- _Aim_
Copy all the entries below exactly, but not the pictures.

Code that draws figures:
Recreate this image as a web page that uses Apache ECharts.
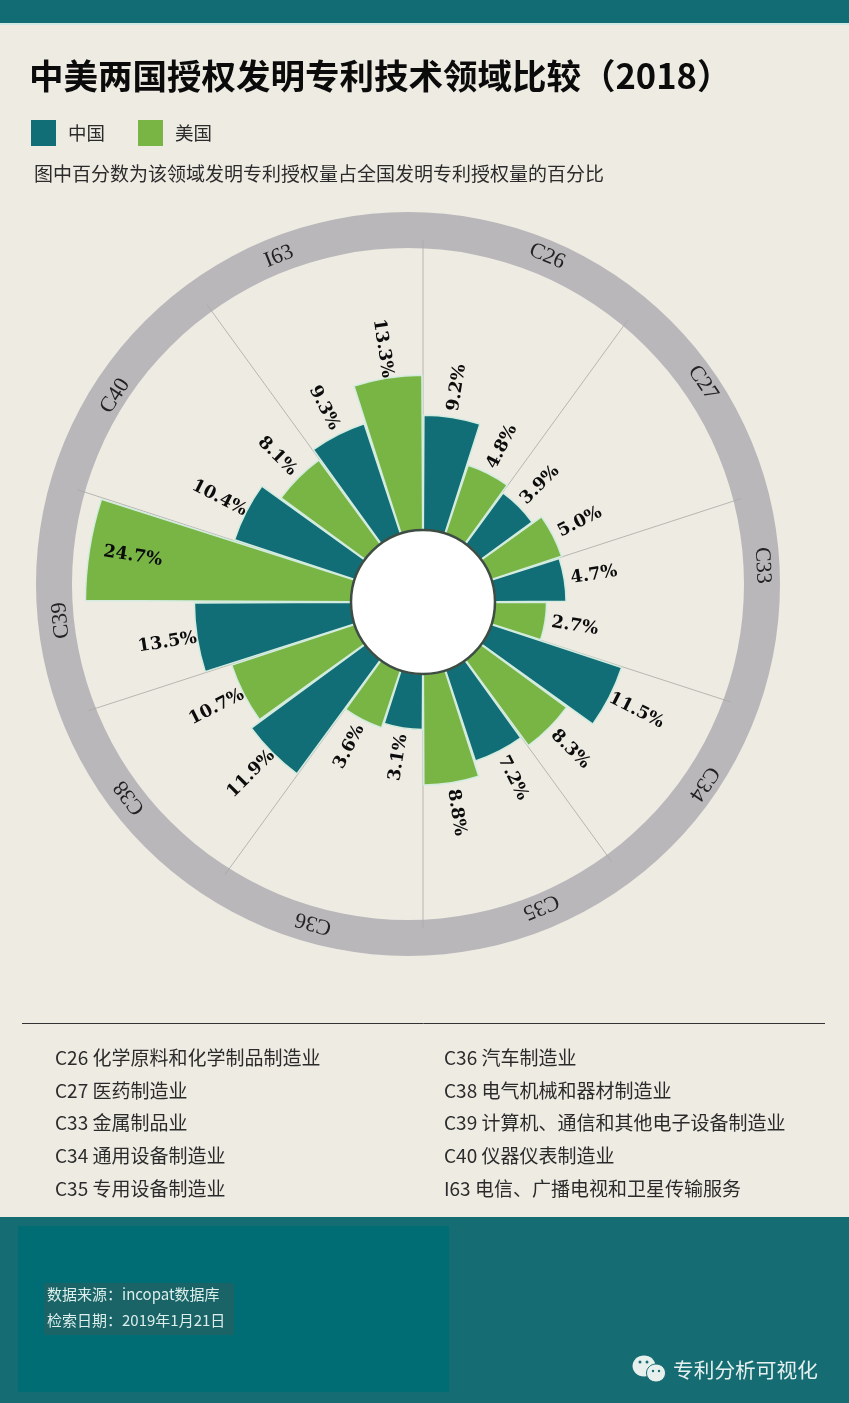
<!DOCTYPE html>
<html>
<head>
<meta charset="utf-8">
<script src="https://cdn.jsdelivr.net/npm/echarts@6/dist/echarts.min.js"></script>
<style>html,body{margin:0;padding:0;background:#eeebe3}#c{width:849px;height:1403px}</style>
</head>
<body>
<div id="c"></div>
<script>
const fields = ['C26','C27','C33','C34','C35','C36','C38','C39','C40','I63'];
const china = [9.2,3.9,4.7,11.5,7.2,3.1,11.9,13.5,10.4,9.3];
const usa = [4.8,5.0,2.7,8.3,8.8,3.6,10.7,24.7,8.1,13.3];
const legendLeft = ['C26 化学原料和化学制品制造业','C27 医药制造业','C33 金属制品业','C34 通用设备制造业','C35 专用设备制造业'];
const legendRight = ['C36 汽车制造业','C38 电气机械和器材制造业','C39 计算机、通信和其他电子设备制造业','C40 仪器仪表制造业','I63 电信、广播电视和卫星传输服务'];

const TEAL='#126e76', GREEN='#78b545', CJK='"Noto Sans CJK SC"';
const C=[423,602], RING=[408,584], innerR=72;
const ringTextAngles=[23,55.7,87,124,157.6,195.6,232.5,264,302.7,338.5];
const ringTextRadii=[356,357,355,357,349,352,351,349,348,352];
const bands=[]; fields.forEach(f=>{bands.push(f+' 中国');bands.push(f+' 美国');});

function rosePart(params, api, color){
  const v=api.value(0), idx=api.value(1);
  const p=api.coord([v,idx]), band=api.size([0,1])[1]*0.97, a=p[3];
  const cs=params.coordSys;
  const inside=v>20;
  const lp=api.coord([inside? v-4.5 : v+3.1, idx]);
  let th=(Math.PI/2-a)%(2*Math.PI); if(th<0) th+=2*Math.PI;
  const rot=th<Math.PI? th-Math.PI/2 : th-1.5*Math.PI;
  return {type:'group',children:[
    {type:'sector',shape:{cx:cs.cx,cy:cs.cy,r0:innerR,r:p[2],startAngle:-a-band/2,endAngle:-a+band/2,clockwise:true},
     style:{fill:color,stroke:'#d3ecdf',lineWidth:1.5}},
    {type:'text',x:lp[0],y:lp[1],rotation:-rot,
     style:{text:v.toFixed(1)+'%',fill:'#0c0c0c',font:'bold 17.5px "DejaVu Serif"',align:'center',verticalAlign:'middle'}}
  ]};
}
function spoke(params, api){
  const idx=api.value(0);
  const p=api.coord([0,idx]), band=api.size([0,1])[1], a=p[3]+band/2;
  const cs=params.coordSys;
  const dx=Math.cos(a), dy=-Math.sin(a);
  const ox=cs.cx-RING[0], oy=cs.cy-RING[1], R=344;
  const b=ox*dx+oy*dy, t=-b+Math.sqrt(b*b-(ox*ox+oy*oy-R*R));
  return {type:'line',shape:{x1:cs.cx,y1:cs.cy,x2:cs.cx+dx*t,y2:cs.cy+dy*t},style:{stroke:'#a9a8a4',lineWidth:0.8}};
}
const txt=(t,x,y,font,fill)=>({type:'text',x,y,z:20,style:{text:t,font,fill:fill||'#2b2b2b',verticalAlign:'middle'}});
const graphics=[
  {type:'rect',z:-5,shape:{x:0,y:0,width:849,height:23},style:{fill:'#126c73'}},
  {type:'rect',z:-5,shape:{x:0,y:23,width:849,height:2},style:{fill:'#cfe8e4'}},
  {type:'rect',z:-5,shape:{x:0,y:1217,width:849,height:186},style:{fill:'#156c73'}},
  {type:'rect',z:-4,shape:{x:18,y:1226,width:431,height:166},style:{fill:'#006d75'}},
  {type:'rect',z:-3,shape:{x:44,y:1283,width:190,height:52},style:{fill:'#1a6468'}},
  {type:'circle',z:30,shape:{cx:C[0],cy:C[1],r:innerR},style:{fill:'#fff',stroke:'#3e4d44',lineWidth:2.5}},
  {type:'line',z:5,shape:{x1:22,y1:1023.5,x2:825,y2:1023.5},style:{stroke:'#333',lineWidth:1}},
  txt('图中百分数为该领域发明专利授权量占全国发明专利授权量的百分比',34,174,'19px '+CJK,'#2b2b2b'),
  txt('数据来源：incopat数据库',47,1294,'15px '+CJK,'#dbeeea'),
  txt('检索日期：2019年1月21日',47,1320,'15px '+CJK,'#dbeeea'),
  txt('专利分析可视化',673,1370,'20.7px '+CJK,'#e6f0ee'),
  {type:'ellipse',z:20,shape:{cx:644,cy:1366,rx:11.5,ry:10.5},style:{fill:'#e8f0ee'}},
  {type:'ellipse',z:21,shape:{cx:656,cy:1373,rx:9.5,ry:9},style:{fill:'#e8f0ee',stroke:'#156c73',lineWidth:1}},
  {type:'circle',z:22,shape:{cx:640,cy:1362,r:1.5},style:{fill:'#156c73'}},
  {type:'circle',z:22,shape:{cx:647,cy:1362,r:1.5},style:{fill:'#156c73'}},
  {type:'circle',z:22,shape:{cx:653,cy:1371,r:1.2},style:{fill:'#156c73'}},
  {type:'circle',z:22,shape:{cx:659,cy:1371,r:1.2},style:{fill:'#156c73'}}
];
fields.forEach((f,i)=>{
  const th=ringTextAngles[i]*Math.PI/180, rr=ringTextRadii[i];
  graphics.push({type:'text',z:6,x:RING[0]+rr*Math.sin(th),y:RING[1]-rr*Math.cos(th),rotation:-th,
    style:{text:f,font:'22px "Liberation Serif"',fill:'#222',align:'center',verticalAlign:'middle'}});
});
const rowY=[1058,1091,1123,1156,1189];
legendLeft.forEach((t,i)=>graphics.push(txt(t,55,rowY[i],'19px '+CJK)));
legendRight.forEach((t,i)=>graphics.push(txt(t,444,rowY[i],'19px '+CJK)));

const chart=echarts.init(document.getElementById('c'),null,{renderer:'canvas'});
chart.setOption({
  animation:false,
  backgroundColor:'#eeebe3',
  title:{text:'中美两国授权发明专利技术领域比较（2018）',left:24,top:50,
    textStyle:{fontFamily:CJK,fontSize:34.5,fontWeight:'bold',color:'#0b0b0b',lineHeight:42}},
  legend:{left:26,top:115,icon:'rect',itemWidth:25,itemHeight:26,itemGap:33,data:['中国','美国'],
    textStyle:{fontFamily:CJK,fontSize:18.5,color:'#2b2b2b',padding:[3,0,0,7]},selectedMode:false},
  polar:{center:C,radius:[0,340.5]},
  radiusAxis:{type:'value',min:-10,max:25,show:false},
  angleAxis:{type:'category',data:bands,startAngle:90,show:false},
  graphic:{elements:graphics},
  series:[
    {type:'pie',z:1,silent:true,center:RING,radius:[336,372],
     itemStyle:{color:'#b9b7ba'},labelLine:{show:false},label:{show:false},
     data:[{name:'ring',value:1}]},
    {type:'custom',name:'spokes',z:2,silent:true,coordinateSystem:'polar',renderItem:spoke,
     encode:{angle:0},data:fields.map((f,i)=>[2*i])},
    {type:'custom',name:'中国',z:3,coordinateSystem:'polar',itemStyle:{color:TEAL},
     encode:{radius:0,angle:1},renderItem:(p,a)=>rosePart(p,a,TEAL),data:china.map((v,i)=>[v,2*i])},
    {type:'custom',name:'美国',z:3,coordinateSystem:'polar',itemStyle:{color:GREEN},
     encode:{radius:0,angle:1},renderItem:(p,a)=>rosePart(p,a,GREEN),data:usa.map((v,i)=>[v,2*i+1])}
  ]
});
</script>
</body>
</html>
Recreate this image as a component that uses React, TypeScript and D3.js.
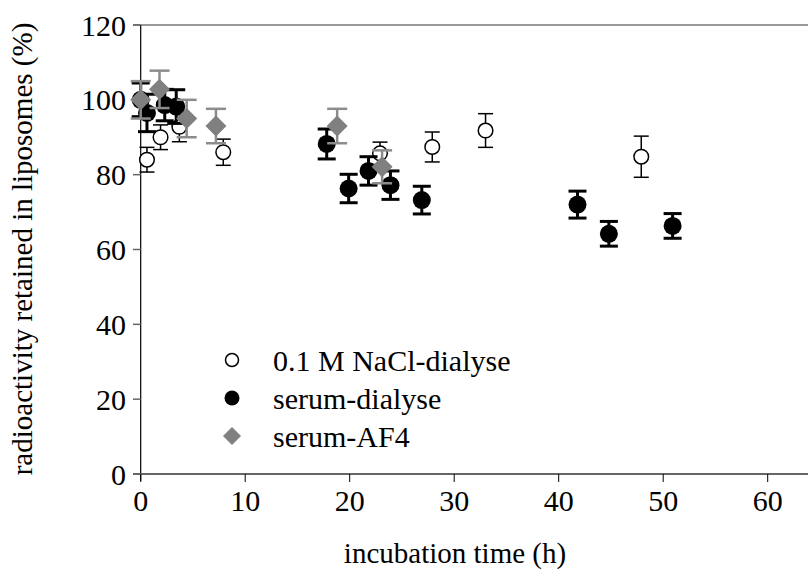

- _Exercise result_
Recreate this image as a web page that uses Apache ECharts.
<!DOCTYPE html>
<html>
<head>
<meta charset="utf-8">
<script src="https://cdn.jsdelivr.net/npm/echarts@6/dist/echarts.min.js"></script>
<style>html,body{margin:0;padding:0;background:#eeebe3}#c{width:849px;height:1403px}</style>
</head>
<body>
<div id="c"></div>
<script>
const fields = ['C26','C27','C33','C34','C35','C36','C38','C39','C40','I63'];
const china = [9.2,3.9,4.7,11.5,7.2,3.1,11.9,13.5,10.4,9.3];
const usa = [4.8,5.0,2.7,8.3,8.8,3.6,10.7,24.7,8.1,13.3];
const legendLeft = ['C26 化学原料和化学制品制造业','C27 医药制造业','C33 金属制品业','C34 通用设备制造业','C35 专用设备制造业'];
const legendRight = ['C36 汽车制造业','C38 电气机械和器材制造业','C39 计算机、通信和其他电子设备制造业','C40 仪器仪表制造业','I63 电信、广播电视和卫星传输服务'];

const TEAL='#126e76', GREEN='#78b545', CJK='"Noto Sans CJK SC"';
const C=[423,602], RING=[408,584], innerR=72;
const ringTextAngles=[23,55.7,87,124,157.6,195.6,232.5,264,302.7,338.5];
const ringTextRadii=[356,357,355,357,349,352,351,349,348,352];
const bands=[]; fields.forEach(f=>{bands.push(f+' 中国');bands.push(f+' 美国');});

function rosePart(params, api, color){
  const v=api.value(0), idx=api.value(1);
  const p=api.coord([v,idx]), band=api.size([0,1])[1]*0.97, a=p[3];
  const cs=params.coordSys;
  const inside=v>20;
  const lp=api.coord([inside? v-4.5 : v+3.1, idx]);
  let th=(Math.PI/2-a)%(2*Math.PI); if(th<0) th+=2*Math.PI;
  const rot=th<Math.PI? th-Math.PI/2 : th-1.5*Math.PI;
  return {type:'group',children:[
    {type:'sector',shape:{cx:cs.cx,cy:cs.cy,r0:innerR,r:p[2],startAngle:-a-band/2,endAngle:-a+band/2,clockwise:true},
     style:{fill:color,stroke:'#d3ecdf',lineWidth:1.5}},
    {type:'text',x:lp[0],y:lp[1],rotation:-rot,
     style:{text:v.toFixed(1)+'%',fill:'#0c0c0c',font:'bold 17.5px "DejaVu Serif"',align:'center',verticalAlign:'middle'}}
  ]};
}
function spoke(params, api){
  const idx=api.value(0);
  const p=api.coord([0,idx]), band=api.size([0,1])[1], a=p[3]+band/2;
  const cs=params.coordSys;
  const dx=Math.cos(a), dy=-Math.sin(a);
  const ox=cs.cx-RING[0], oy=cs.cy-RING[1], R=344;
  const b=ox*dx+oy*dy, t=-b+Math.sqrt(b*b-(ox*ox+oy*oy-R*R));
  return {type:'line',shape:{x1:cs.cx,y1:cs.cy,x2:cs.cx+dx*t,y2:cs.cy+dy*t},style:{stroke:'#a9a8a4',lineWidth:0.8}};
}
const txt=(t,x,y,font,fill)=>({type:'text',x,y,z:20,style:{text:t,font,fill:fill||'#2b2b2b',verticalAlign:'middle'}});
const graphics=[
  {type:'rect',z:-5,shape:{x:0,y:0,width:849,height:23},style:{fill:'#126c73'}},
  {type:'rect',z:-5,shape:{x:0,y:23,width:849,height:2},style:{fill:'#cfe8e4'}},
  {type:'rect',z:-5,shape:{x:0,y:1217,width:849,height:186},style:{fill:'#156c73'}},
  {type:'rect',z:-4,shape:{x:18,y:1226,width:431,height:166},style:{fill:'#006d75'}},
  {type:'rect',z:-3,shape:{x:44,y:1283,width:190,height:52},style:{fill:'#1a6468'}},
  {type:'circle',z:30,shape:{cx:C[0],cy:C[1],r:innerR},style:{fill:'#fff',stroke:'#3e4d44',lineWidth:2.5}},
  {type:'line',z:5,shape:{x1:22,y1:1023.5,x2:825,y2:1023.5},style:{stroke:'#333',lineWidth:1}},
  txt('图中百分数为该领域发明专利授权量占全国发明专利授权量的百分比',34,174,'19px '+CJK,'#2b2b2b'),
  txt('数据来源：incopat数据库',47,1294,'15px '+CJK,'#dbeeea'),
  txt('检索日期：2019年1月21日',47,1320,'15px '+CJK,'#dbeeea'),
  txt('专利分析可视化',673,1370,'20.7px '+CJK,'#e6f0ee'),
  {type:'ellipse',z:20,shape:{cx:644,cy:1366,rx:11.5,ry:10.5},style:{fill:'#e8f0ee'}},
  {type:'ellipse',z:21,shape:{cx:656,cy:1373,rx:9.5,ry:9},style:{fill:'#e8f0ee',stroke:'#156c73',lineWidth:1}},
  {type:'circle',z:22,shape:{cx:640,cy:1362,r:1.5},style:{fill:'#156c73'}},
  {type:'circle',z:22,shape:{cx:647,cy:1362,r:1.5},style:{fill:'#156c73'}},
  {type:'circle',z:22,shape:{cx:653,cy:1371,r:1.2},style:{fill:'#156c73'}},
  {type:'circle',z:22,shape:{cx:659,cy:1371,r:1.2},style:{fill:'#156c73'}}
];
fields.forEach((f,i)=>{
  const th=ringTextAngles[i]*Math.PI/180, rr=ringTextRadii[i];
  graphics.push({type:'text',z:6,x:RING[0]+rr*Math.sin(th),y:RING[1]-rr*Math.cos(th),rotation:-th,
    style:{text:f,font:'22px "Liberation Serif"',fill:'#222',align:'center',verticalAlign:'middle'}});
});
const rowY=[1058,1091,1123,1156,1189];
legendLeft.forEach((t,i)=>graphics.push(txt(t,55,rowY[i],'19px '+CJK)));
legendRight.forEach((t,i)=>graphics.push(txt(t,444,rowY[i],'19px '+CJK)));

const chart=echarts.init(document.getElementById('c'),null,{renderer:'canvas'});
chart.setOption({
  animation:false,
  backgroundColor:'#eeebe3',
  title:{text:'中美两国授权发明专利技术领域比较（2018）',left:24,top:50,
    textStyle:{fontFamily:CJK,fontSize:34.5,fontWeight:'bold',color:'#0b0b0b',lineHeight:42}},
  legend:{left:26,top:115,icon:'rect',itemWidth:25,itemHeight:26,itemGap:33,data:['中国','美国'],
    textStyle:{fontFamily:CJK,fontSize:18.5,color:'#2b2b2b',padding:[3,0,0,7]},selectedMode:false},
  polar:{center:C,radius:[0,340.5]},
  radiusAxis:{type:'value',min:-10,max:25,show:false},
  angleAxis:{type:'category',data:bands,startAngle:90,show:false},
  graphic:{elements:graphics},
  series:[
    {type:'pie',z:1,silent:true,center:RING,radius:[336,372],
     itemStyle:{color:'#b9b7ba'},labelLine:{show:false},label:{show:false},
     data:[{name:'ring',value:1}]},
    {type:'custom',name:'spokes',z:2,silent:true,coordinateSystem:'polar',renderItem:spoke,
     encode:{angle:0},data:fields.map((f,i)=>[2*i])},
    {type:'custom',name:'中国',z:3,coordinateSystem:'polar',itemStyle:{color:TEAL},
     encode:{radius:0,angle:1},renderItem:(p,a)=>rosePart(p,a,TEAL),data:china.map((v,i)=>[v,2*i])},
    {type:'custom',name:'美国',z:3,coordinateSystem:'polar',itemStyle:{color:GREEN},
     encode:{radius:0,angle:1},renderItem:(p,a)=>rosePart(p,a,GREEN),data:usa.map((v,i)=>[v,2*i+1])}
  ]
});
</script>
</body>
</html>
Recreate this image as a component that uses React, TypeScript and D3.js.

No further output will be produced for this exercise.